- [What is being asked]: Transcribe all of the data exactly. Omit the pictures.

--- start Dataset section ---

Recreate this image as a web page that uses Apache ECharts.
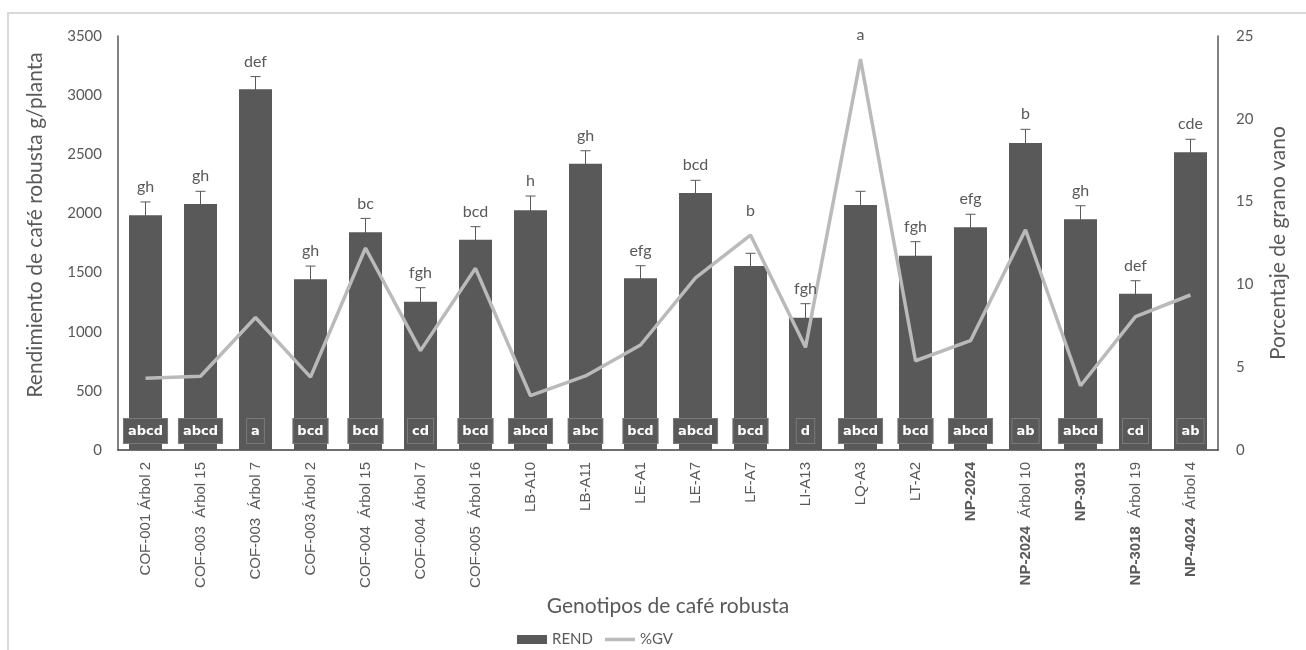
<!DOCTYPE html>
<html>
<head>
<meta charset="utf-8">
<script src="https://cdn.jsdelivr.net/npm/echarts@6/dist/echarts.min.js"></script>
<style>
  html, body { margin: 0; padding: 0; background: #fff; }
  #main { width: 1306px; height: 650px; }
</style>
</head>
<body>
<div id="main"></div>
<script>
// genotipos (eje x)
var genotipos = [
  'COF-001 Árbol 2', 'COF-003  Árbol 15', 'COF-003  Árbol 7', 'COF-003 Árbol 2',
  'COF-004  Árbol 15', 'COF-004  Árbol 7', 'COF-005  Árbol 16', 'LB-A10', 'LB-A11',
  'LE-A1', 'LE-A7', 'LF-A7', 'LI-A13', 'LQ-A3', 'LT-A2', 'NP-2024',
  'NP-2024  Árbol 10', 'NP-3013', 'NP-3018  Árbol 19', 'NP-4024  Árbol 4'
];
// rendimiento g/planta
var rend = [1985, 2080, 3050, 1443, 1840, 1254, 1778, 2026, 2420, 1451,
            2173, 1556, 1119, 2071, 1643, 1883, 2595, 1950, 1321, 2517];
// error estandar del rendimiento
var rendErr = [112, 107, 107, 112, 118, 118, 110, 121, 110, 107,
               107, 107, 118, 116, 118, 110, 116, 115, 110, 110];
// porcentaje de grano vano
var gv = [4.33, 4.45, 8.0, 4.4, 12.2, 6.0, 10.97, 3.28, 4.47, 6.34,
          10.4, 12.98, 6.2, 23.6, 5.39, 6.6, 13.3, 3.88, 8.05, 9.36];
// letras Tukey
var rendLetters = ['abcd', 'abcd', 'a', 'bcd', 'bcd', 'cd', 'bcd', 'abcd', 'abc', 'bcd',
                   'abcd', 'bcd', 'd', 'abcd', 'bcd', 'abcd', 'ab', 'abcd', 'cd', 'ab'];
var gvLetters = ['gh', 'gh', 'def', 'gh', 'bc', 'fgh', 'bcd', 'h', 'gh', 'efg',
                 'bcd', 'b', 'fgh', 'a', 'fgh', 'efg', 'b', 'gh', 'def', 'cde'];
var leftTicks = [0, 3500, 500];
var rightTicks = [0, 25, 5];

var TXT = '#595959';
var FONT = 'Lato, "Open Sans", sans-serif';
var ARIAL = '"Liberation Sans", Arial, sans-serif';

var myChart = echarts.init(document.getElementById('main'));

var errData = rend.map(function (v, i) { return [i, v, rendErr[i]]; });
var letterData = rend.map(function (v, i) { return [i, v, rendErr[i], gv[i]]; });

var option = {
  backgroundColor: '#fff',
  animation: false,
  textStyle: { fontFamily: FONT, color: TXT },
  graphic: [{
    type: 'rect',
    shape: { x: 8, y: 13, width: 1400, height: 700 },
    style: { fill: 'none', stroke: '#d9d9d9', lineWidth: 2 },
    silent: true
  }],
  grid: { left: 118, right: 88, top: 36, bottom: 200 },
  legend: {
    data: [
      { name: 'REND', icon: 'rect', itemStyle: { color: '#595959' } },
      { name: '%GV', icon: 'path://M0,0 H34 V4 H0 Z', itemStyle: { color: '#bababa' } }
    ],
    left: 512,
    top: 627,
    itemWidth: 30,
    itemHeight: 9,
    itemGap: 12,
    textStyle: { fontFamily: FONT, fontSize: 15, color: TXT }
  },
  xAxis: {
    type: 'category',
    data: genotipos,
    name: 'Genotipos de café robusta',
    nameLocation: 'middle',
    nameGap: 145,
    nameTextStyle: { fontFamily: FONT, fontSize: 21, color: TXT },
    axisLine: { lineStyle: { color: '#404040', width: 1.5 } },
    axisTick: { show: false },
    axisLabel: {
      interval: 0,
      rotate: 90,
      margin: 12,
      fontFamily: ARIAL,
      fontSize: 15,
      color: TXT,
      formatter: function (v) {
        if (v.indexOf('NP-') === 0) {
          var p = v.indexOf(' ');
          if (p < 0) return '{b|' + v + '}';
          return '{b|' + v.slice(0, p) + '}' + v.slice(p);
        }
        return v;
      },
      rich: {
        b: { fontWeight: 'bold', fontFamily: ARIAL, fontSize: 15, color: TXT }
      }
    }
  },
  yAxis: [{
    type: 'value',
    min: leftTicks[0],
    max: leftTicks[1],
    interval: leftTicks[2],
    name: 'Rendimiento de café robusta g/planta',
    nameLocation: 'middle',
    nameGap: 72,
    nameTextStyle: { fontFamily: FONT, fontSize: 21, color: TXT, padding: [0, 0, 0, 36] },
    axisLine: { show: true, lineStyle: { color: '#595959', width: 1.5 } },
    axisTick: { show: false },
    splitLine: { show: false },
    axisLabel: {
      margin: 16, fontFamily: FONT, fontSize: 15, color: TXT,
      formatter: function (v) { return String(v); }
    }
  }, {
    type: 'value',
    min: rightTicks[0],
    max: rightTicks[1],
    interval: rightTicks[2],
    name: 'Porcentaje de grano vano',
    nameLocation: 'middle',
    nameGap: 50,
    nameTextStyle: { fontFamily: FONT, fontSize: 21, color: TXT },
    axisLine: { show: true, lineStyle: { color: '#595959', width: 1.5 } },
    axisTick: { show: false },
    splitLine: { show: false },
    axisLabel: {
      margin: 18, fontFamily: FONT, fontSize: 15, color: TXT,
      formatter: function (v) { return String(v); }
    }
  }],
  series: [
    {
      name: 'REND',
      type: 'bar',
      data: rend,
      barWidth: '60%',
      itemStyle: { color: '#595959' },
      label: {
        show: true,
        position: 'insideBottom',
        distance: 7,
        formatter: function (p) { return rendLetters[p.dataIndex]; },
        color: '#fff',
        fontFamily: '"DejaVu Sans", sans-serif',
        fontWeight: 'bold',
        fontSize: 13,
        backgroundColor: '#595959',
        borderColor: '#7a7a7a',
        borderWidth: 1,
        padding: [6, 4, 5, 4]
      },
      z: 2
    },
    {
      name: 'error',
      type: 'custom',
      data: errData,
      z: 3,
      silent: true,
      renderItem: function (params, api) {
        var i = api.value(0), v = api.value(1), e = api.value(2);
        var top = api.coord([i, v + e]);
        var bot = api.coord([i, v - e]);
        var s = { stroke: '#595959', lineWidth: 1 };
        return {
          type: 'group',
          children: [
            { type: 'line', shape: { x1: top[0], y1: top[1], x2: bot[0], y2: bot[1] }, style: s },
            { type: 'line', shape: { x1: top[0] - 5, y1: top[1], x2: top[0] + 5, y2: top[1] }, style: s },
            { type: 'line', shape: { x1: bot[0] - 5, y1: bot[1], x2: bot[0] + 5, y2: bot[1] }, style: s }
          ]
        };
      }
    },
    {
      name: '%GV',
      type: 'line',
      yAxisIndex: 1,
      data: gv,
      symbol: 'none',
      lineStyle: { color: '#bababa', width: 3.5 },
      itemStyle: { color: '#bababa' },
      z: 4
    },
    {
      name: 'letras',
      type: 'custom',
      data: letterData,
      z: 5,
      silent: true,
      renderItem: function (params, api) {
        var i = api.value(0), v = api.value(1), e = api.value(2), g = api.value(3);
        var w = api.coord([i, v + e]);
        var l = api.coord([i, g * leftTicks[1] / rightTicks[1]]);
        var y = Math.min(w[1] - 15, l[1] - 24);
        return {
          type: 'text',
          x: w[0],
          y: y,
          style: {
            text: gvLetters[params.dataIndex],
            align: 'center',
            verticalAlign: 'middle',
            fill: TXT,
            font: '16px ' + FONT
          }
        };
      }
    }
  ]
};

myChart.setOption(option);
</script>
</body>
</html>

--- end Dataset section ---

- [Written response]:
Recreate this image as a web page that uses Apache ECharts.
<!DOCTYPE html>
<html>
<head>
<meta charset="utf-8">
<script src="https://cdn.jsdelivr.net/npm/echarts@6/dist/echarts.min.js"></script>
<style>
  html, body { margin: 0; padding: 0; background: #fff; }
  #main { width: 1306px; height: 650px; }
</style>
</head>
<body>
<div id="main"></div>
<script>
// genotipos (eje x)
var genotipos = [
  'COF-001 Árbol 2', 'COF-003  Árbol 15', 'COF-003  Árbol 7', 'COF-003 Árbol 2',
  'COF-004  Árbol 15', 'COF-004  Árbol 7', 'COF-005  Árbol 16', 'LB-A10', 'LB-A11',
  'LE-A1', 'LE-A7', 'LF-A7', 'LI-A13', 'LQ-A3', 'LT-A2', 'NP-2024',
  'NP-2024  Árbol 10', 'NP-3013', 'NP-3018  Árbol 19', 'NP-4024  Árbol 4'
];
// rendimiento g/planta
var rend = [1985, 2080, 3050, 1443, 1840, 1254, 1778, 2026, 2420, 1451,
            2173, 1556, 1119, 2071, 1643, 1883, 2595, 1950, 1321, 2517];
// error estandar del rendimiento
var rendErr = [112, 107, 107, 112, 118, 118, 110, 121, 110, 107,
               107, 107, 118, 116, 118, 110, 116, 115, 110, 110];
// porcentaje de grano vano
var gv = [4.33, 4.45, 8.0, 4.4, 12.2, 6.0, 10.97, 3.28, 4.47, 6.34,
          10.4, 12.98, 6.2, 23.6, 5.39, 6.6, 13.3, 3.88, 8.05, 9.36];
// letras Tukey
var rendLetters = ['abcd', 'abcd', 'a', 'bcd', 'bcd', 'cd', 'bcd', 'abcd', 'abc', 'bcd',
                   'abcd', 'bcd', 'd', 'abcd', 'bcd', 'abcd', 'ab', 'abcd', 'cd', 'ab'];
var gvLetters = ['gh', 'gh', 'def', 'gh', 'bc', 'fgh', 'bcd', 'h', 'gh', 'efg',
                 'bcd', 'b', 'fgh', 'a', 'fgh', 'efg', 'b', 'gh', 'def', 'cde'];
var leftTicks = [0, 3500, 500];
var rightTicks = [0, 25, 5];

var TXT = '#595959';
var FONT = 'Lato, "Open Sans", sans-serif';
var ARIAL = '"Liberation Sans", Arial, sans-serif';

var myChart = echarts.init(document.getElementById('main'));

var errData = rend.map(function (v, i) { return [i, v, rendErr[i]]; });
var letterData = rend.map(function (v, i) { return [i, v, rendErr[i], gv[i]]; });

var option = {
  backgroundColor: '#fff',
  animation: false,
  textStyle: { fontFamily: FONT, color: TXT },
  graphic: [{
    type: 'rect',
    shape: { x: 8, y: 13, width: 1400, height: 700 },
    style: { fill: 'none', stroke: '#d9d9d9', lineWidth: 2 },
    silent: true
  }],
  grid: { left: 118, right: 88, top: 36, bottom: 200 },
  legend: {
    data: [
      { name: 'REND', icon: 'rect', itemStyle: { color: '#595959' } },
      { name: '%GV', icon: 'path://M0,0 H34 V4 H0 Z', itemStyle: { color: '#bababa' } }
    ],
    left: 512,
    top: 627,
    itemWidth: 30,
    itemHeight: 9,
    itemGap: 12,
    textStyle: { fontFamily: FONT, fontSize: 15, color: TXT }
  },
  xAxis: {
    type: 'category',
    data: genotipos,
    name: 'Genotipos de café robusta',
    nameLocation: 'middle',
    nameGap: 145,
    nameTextStyle: { fontFamily: FONT, fontSize: 21, color: TXT },
    axisLine: { lineStyle: { color: '#404040', width: 1.5 } },
    axisTick: { show: false },
    axisLabel: {
      interval: 0,
      rotate: 90,
      margin: 12,
      fontFamily: ARIAL,
      fontSize: 15,
      color: TXT,
      formatter: function (v) {
        if (v.indexOf('NP-') === 0) {
          var p = v.indexOf(' ');
          if (p < 0) return '{b|' + v + '}';
          return '{b|' + v.slice(0, p) + '}' + v.slice(p);
        }
        return v;
      },
      rich: {
        b: { fontWeight: 'bold', fontFamily: ARIAL, fontSize: 15, color: TXT }
      }
    }
  },
  yAxis: [{
    type: 'value',
    min: leftTicks[0],
    max: leftTicks[1],
    interval: leftTicks[2],
    name: 'Rendimiento de café robusta g/planta',
    nameLocation: 'middle',
    nameGap: 72,
    nameTextStyle: { fontFamily: FONT, fontSize: 21, color: TXT, padding: [0, 0, 0, 36] },
    axisLine: { show: true, lineStyle: { color: '#595959', width: 1.5 } },
    axisTick: { show: false },
    splitLine: { show: false },
    axisLabel: {
      margin: 16, fontFamily: FONT, fontSize: 15, color: TXT,
      formatter: function (v) { return String(v); }
    }
  }, {
    type: 'value',
    min: rightTicks[0],
    max: rightTicks[1],
    interval: rightTicks[2],
    name: 'Porcentaje de grano vano',
    nameLocation: 'middle',
    nameGap: 50,
    nameTextStyle: { fontFamily: FONT, fontSize: 21, color: TXT },
    axisLine: { show: true, lineStyle: { color: '#595959', width: 1.5 } },
    axisTick: { show: false },
    splitLine: { show: false },
    axisLabel: {
      margin: 18, fontFamily: FONT, fontSize: 15, color: TXT,
      formatter: function (v) { return String(v); }
    }
  }],
  series: [
    {
      name: 'REND',
      type: 'bar',
      data: rend,
      barWidth: '60%',
      itemStyle: { color: '#595959' },
      label: {
        show: true,
        position: 'insideBottom',
        distance: 7,
        formatter: function (p) { return rendLetters[p.dataIndex]; },
        color: '#fff',
        fontFamily: '"DejaVu Sans", sans-serif',
        fontWeight: 'bold',
        fontSize: 13,
        backgroundColor: '#595959',
        borderColor: '#7a7a7a',
        borderWidth: 1,
        padding: [6, 4, 5, 4]
      },
      z: 2
    },
    {
      name: 'error',
      type: 'custom',
      data: errData,
      z: 3,
      silent: true,
      renderItem: function (params, api) {
        var i = api.value(0), v = api.value(1), e = api.value(2);
        var top = api.coord([i, v + e]);
        var bot = api.coord([i, v - e]);
        var s = { stroke: '#595959', lineWidth: 1 };
        return {
          type: 'group',
          children: [
            { type: 'line', shape: { x1: top[0], y1: top[1], x2: bot[0], y2: bot[1] }, style: s },
            { type: 'line', shape: { x1: top[0] - 5, y1: top[1], x2: top[0] + 5, y2: top[1] }, style: s },
            { type: 'line', shape: { x1: bot[0] - 5, y1: bot[1], x2: bot[0] + 5, y2: bot[1] }, style: s }
          ]
        };
      }
    },
    {
      name: '%GV',
      type: 'line',
      yAxisIndex: 1,
      data: gv,
      symbol: 'none',
      lineStyle: { color: '#bababa', width: 3.5 },
      itemStyle: { color: '#bababa' },
      z: 4
    },
    {
      name: 'letras',
      type: 'custom',
      data: letterData,
      z: 5,
      silent: true,
      renderItem: function (params, api) {
        var i = api.value(0), v = api.value(1), e = api.value(2), g = api.value(3);
        var w = api.coord([i, v + e]);
        var l = api.coord([i, g * leftTicks[1] / rightTicks[1]]);
        var y = Math.min(w[1] - 15, l[1] - 24);
        return {
          type: 'text',
          x: w[0],
          y: y,
          style: {
            text: gvLetters[params.dataIndex],
            align: 'center',
            verticalAlign: 'middle',
            fill: TXT,
            font: '16px ' + FONT
          }
        };
      }
    }
  ]
};

myChart.setOption(option);
</script>
</body>
</html>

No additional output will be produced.